Designing artificial zinc phosphate tribofilms with tailored mechanical properties by altering the chain length

Abstract

Zinc dialkyldithiophosphate (ZDDP), as the most prominent lubrication additive, forms tribofilms consisting primarily of zinc phosphate glasses containing sulfides. As sulfur is linked to environmental concerns, sulfur-free zinc phosphate coatings have been sputtered from a Zn3(PO4)2 target and investigated here. Based on the bridging to non-bridging oxygen ratio, determined by X-ray photoelectron spectroscopy (XPS), the as deposited coatings are classified as metaphosphates. As the annealing temperature is increased, the chain lengths are reduced, as witnessed by XPS data indicated by a loss of phosphorus and oxygen of the coating surface, likely due to hydrolysis with water from the atmosphere.
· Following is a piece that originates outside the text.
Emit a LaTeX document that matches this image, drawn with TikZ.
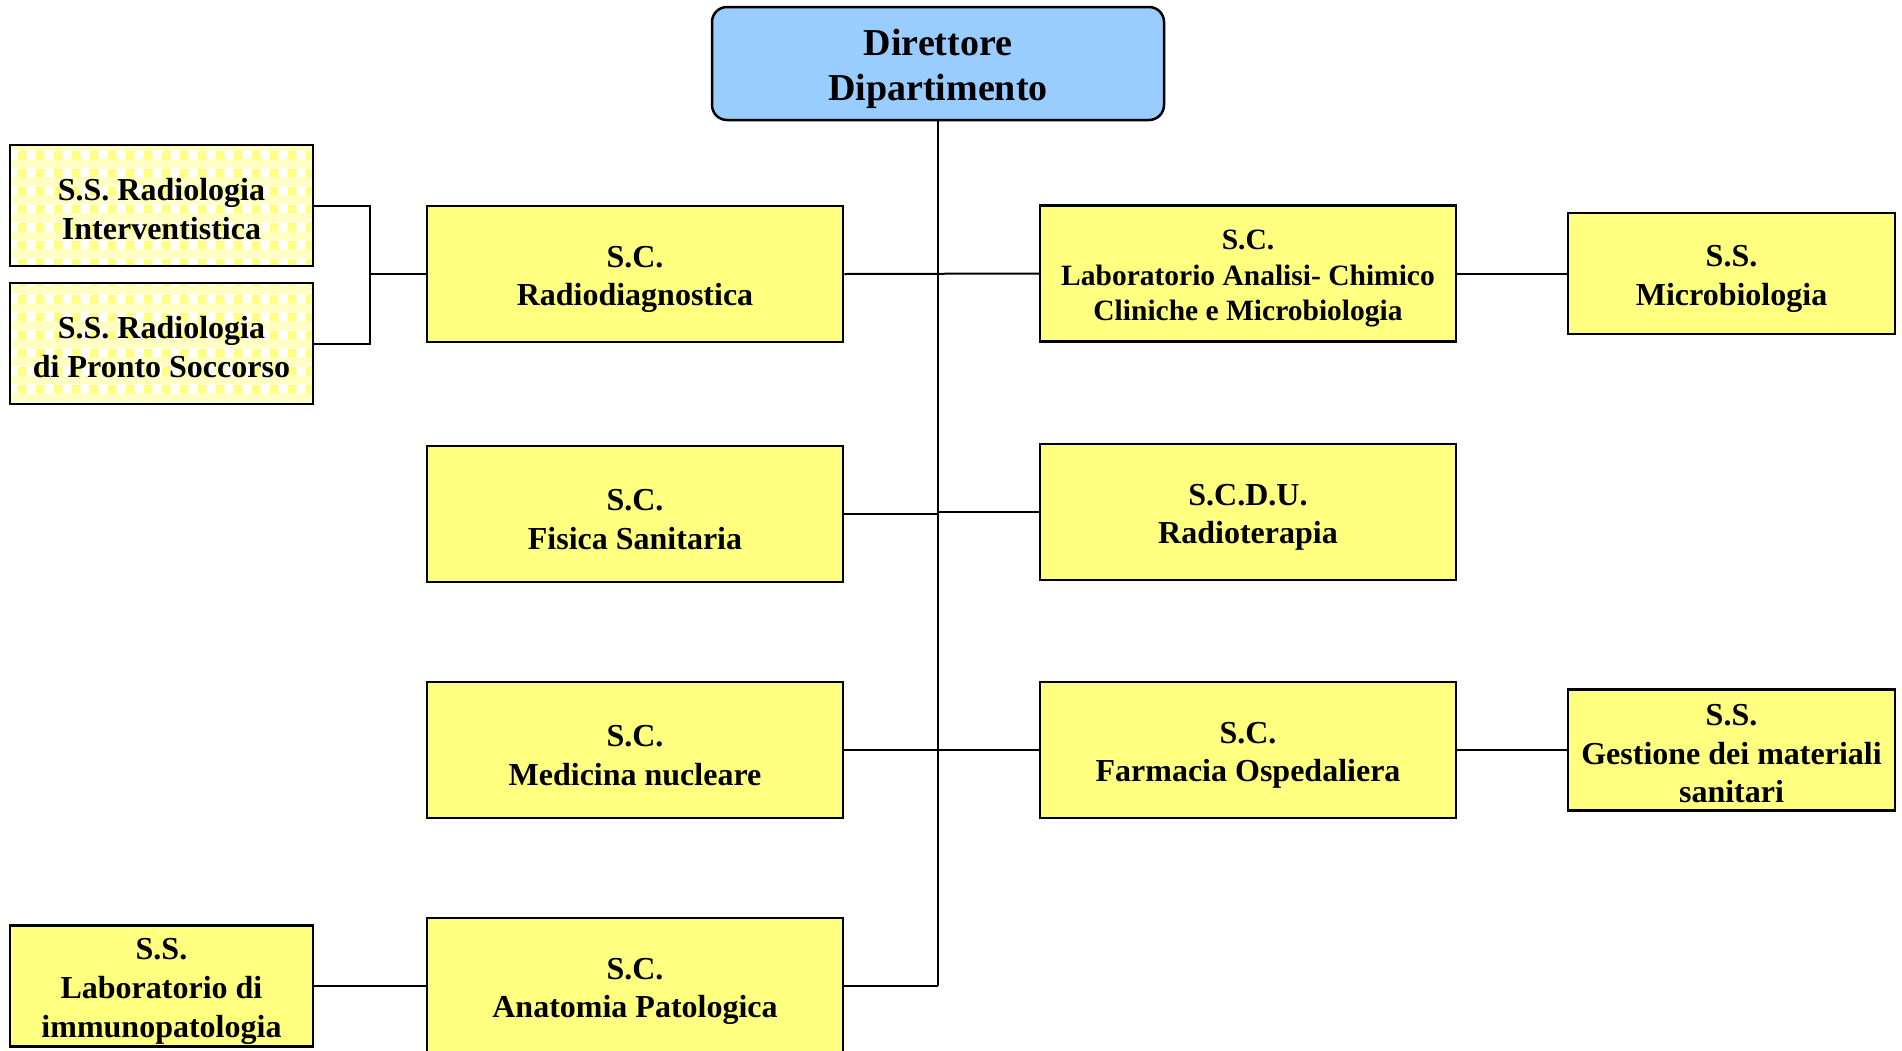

Transmission electron microscopy energy-dispersive X-ray spectroscopy line scans show that the XPS-revealed composition change of the coating surface upon annealing occurs over the whole thickness of the coating. This alteration in composition and chain length reductions causes a rise in hardness, reduced Young's modulus, and wear resistance. Therefore, the properties of the artificial zinc phosphate tribofilms can be tailored via a thermally stimulated composition change, causing an alternation in chain length from meta- to orthophosphate and thereby enabling the design of coatings with desired mechanical properties.